The first three columns of table 4.1 contain information about the used circuits names, the number of flip flops that build the sequential part of the circuit, and the calculated clock period based on the conventional STA methods, denoted as  $T_{STA}$ . The next two columns represent the parameters in the algorithm. And finally the respected clock period, written as  $T_{FPWL}$ , based on these parameters, is introduced in the next column. The last column of the table 4.1 presents the minimum ratio of clock period obtained by the proposed flexible flip flop model to the conventional clock period. Mathematically this can be written as  $\min(r) = \min(T_{FPWL})/T_{STA}$ . The value of this column represents the maximum improvement of the algorithm on the specific circuit.

Based on the information in table 4.1, the maximum improvement obtained by the method in "s38584" circuit is 12.1% with respect to the STA method. The average improvement percentage for all the test circuits is also approximately 11%.

It can also be observed that in some cases the change in guard value does not have a big impact on the obtained clock period. The reason behind this is that the data for the clock-to-Q surface is completely convex and there are not outlier data or bumps in the graph. So the guard value just makes the created planes bigger by a small number of sample points. This leads to little or no change in the outcome of the algorithm. Another observation is that the improvement in clock period converges to a minimum. For some circuits this happens faster than the others, with a higher limit value parameter, than the other circuits. For instance in "mem\_ctrl\_syn" the clock period with limit values of 1 and 0.5 are almost the same, but for "PCIbridge32\_syn" the impact of this change is more observable.

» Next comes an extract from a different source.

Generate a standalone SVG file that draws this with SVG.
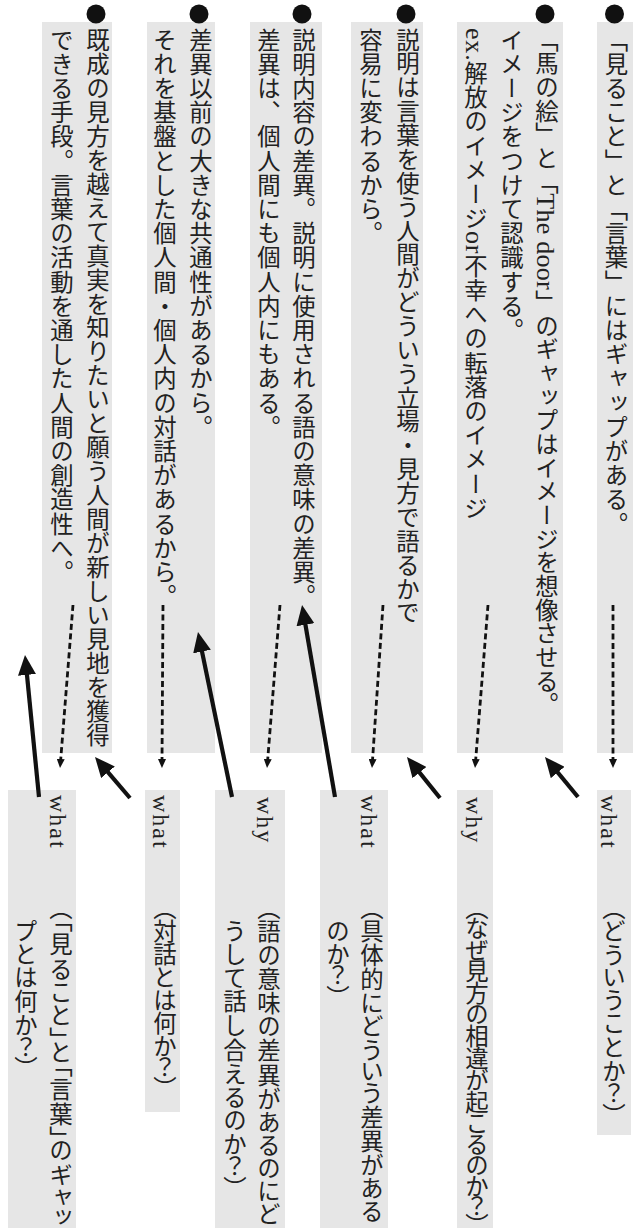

Another important aspect of the algorithm is to consider the trade off between accuracy and speed. The limit value parameter in the algorithm is responsible for the accuracy of the method. Figure 4.1 depicts the relation between the limit value and the time it takes, in second, to obtain the result for "s13207" circuit. It can be observed that the general trend in

the graph is, the higher the accuracy the more time is required.



Figure 4.1.: Modeling time versus algorithms limit value

## 5. Summary and conclusion

In the present work, the trend toward smaller and faster circuits based on Moore's law and the importance of determining more accurate and exact clock frequency was introduced. Based on this importance the wide used and conventional methods for finding the clock period were investigated and the sources of their incompetency were discussed. One of the problems of these methods was the assumption of independent timing characterizations, between setup/hold skew and clock-to-Q delay to be precise. This problem leads to over pessimism or over optimism in calculation of clock period to be used, that can lead to the circuit degradation or complete failure and malfunction and hence have to be addressed properly. So the endeavors and works done for solving this problem were introduced, which also had their strengths and weaknesses. Based on the previous work and with the motivation to improve their weak points, a new flexible flip flop model based on piecewise linearization for timing analysis was introduced. In this model the complete circuit is considered as an interdependent and interconnected system. The timing framework for solving the clock period optimization problem was built. The required clock-to-Q delay surface information was also gathered with spice simulation. The initial obstacle to solve the problem by using a linear solver, which is the nonlinearity of the clock-to-Q delay surface, was mentioned. This problem led to the idea to find a way to linearize the required data for solving the optimization problem.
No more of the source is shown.